Towards a Resilient Power Grid

Philip Green

Chief Science Officer

May 29, 2024

Towards a Resilient Power Grid

Wildland fires have emerged as a formidable threat to Canadian electrical utility organizations, prompting a renewed focus on creating a more resilient power grid. While the endeavor to fortify the grid was already underway among utility managers, the unprecedented 2023 fire season served as a stark reminder of the changing climate and the imperative to prioritize strategic planning.

It is challenging to grasp the impact of the 18.2 million hectares of burned forest area. Paired with the scientific consensus predicting equally devastating, if not worse, fire seasons in the future, a resounding wake-up call has been sounded. Enhancing the resilience of communities, infrastructure, and critical services now stands atop the public and political agenda for the foreseeable future.
Where to Start

Immediate strides toward improved climate resilience can be made by electrical utilities through the enhancement of data used to assess the risk of wildland fires to their infrastructure. Upgrading data enables utility managers to proactively “harden the grid,” beginning with areas assessed to have the highest risk. It is crucial to note that mitigation planning encompasses not only potential asset damage but also the identification of locations where utility assets could ignite wildland fires, along with measures to prevent the spread from these locations.
It’s About the Data

The dynamic nature of wildland fire behavior, its intensity, and the escalating risk of large forest fires necessitate access to updated and accurate spatial information for utility managers. This information aids in identifying high-risk forest fuels adjacent to assets or across the fire-susceptible landscape. The recent destructive wildfires, such as those in 2023, originated from distant points and evolved into uncontrolled conflagrations driven by the presence and arrangement of wildfire-susceptible fuels, leading to electrical service disruptions in various parts of Canada, including Quebec.

aerial view of a pine forest burnt in a forest fire next to an oak forest

However, obtaining easy access to wildfire fuel information is no simple task, especially for large utility companies.
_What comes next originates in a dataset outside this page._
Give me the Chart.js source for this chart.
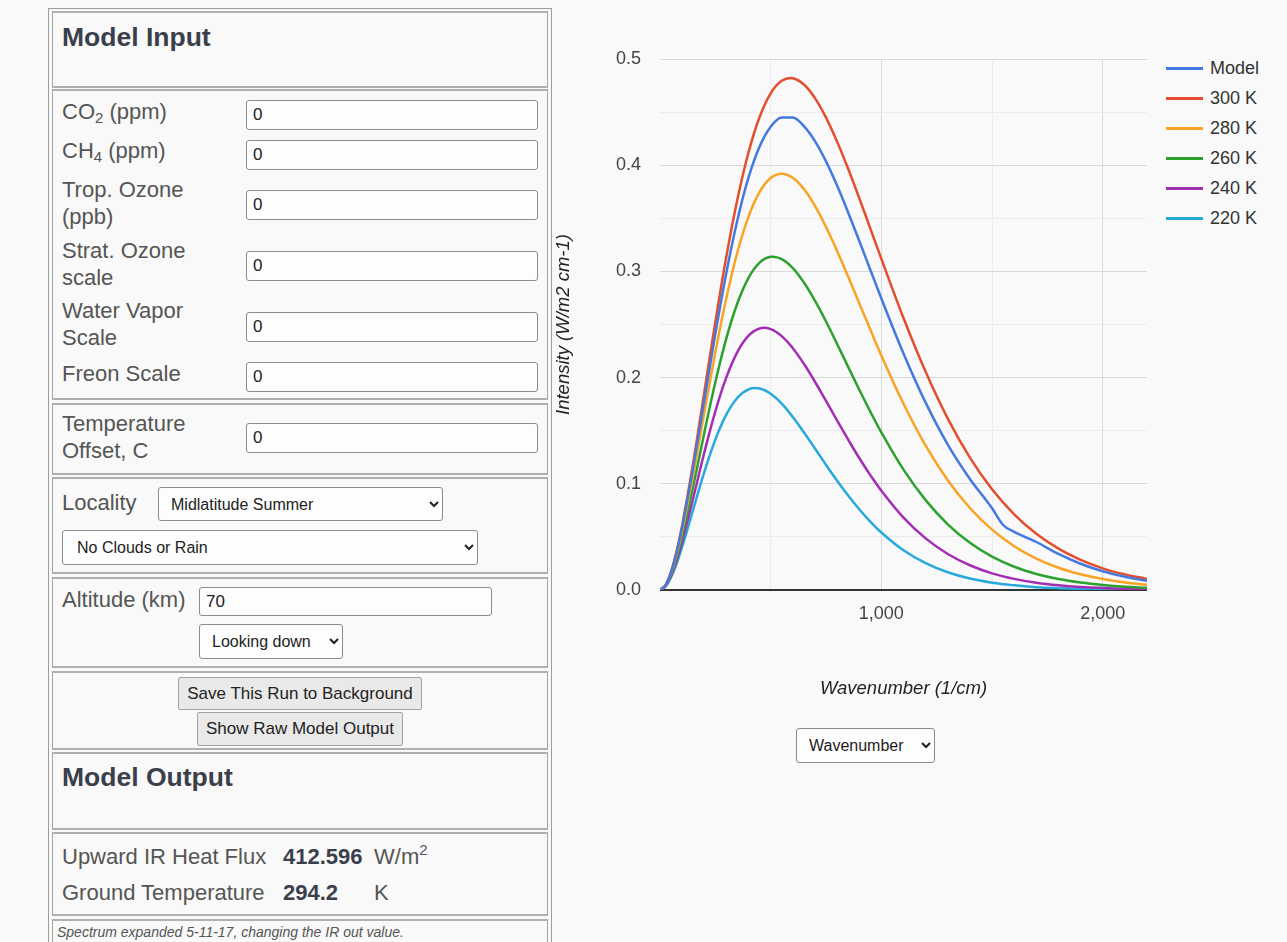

The risk profile for utility assets spans vast linear corridors and associated forest areas, making information gathering complex. Historically, identifying hazardous forest fuel types relied on periodic forest inventories by provincial governments. Unfortunately, this method has its drawbacks, including varying timelines, different technologies, and challenges in accessing updated data.

Additionally, reliance on local forestry information introduces complexities due to difficulty in accessing real-time data reflecting annual changes across the landbase. The typical interval between re-inventory processes, exceeding ten to twenty years, contributes to low accuracy and inconsistent results. Generalized forest inventory data, originally intended for traditional forestry activities, is often repurposed for wildfire risk assessments but lacks the required detail.

To address these challenges, utility organizations now turn to spatial data sourced from high-cadence, high-quality satellite imagery. Automation algorithms and A.I. help delineate information, making it the gold standard for describing fire risk across large landscapes. Centralized, current, and easily accessible spatial information is now a prerequisite for utility organizations to conduct comprehensive risk assessments across various jurisdictions, providing essential insights for safeguarding assets against wildland fires.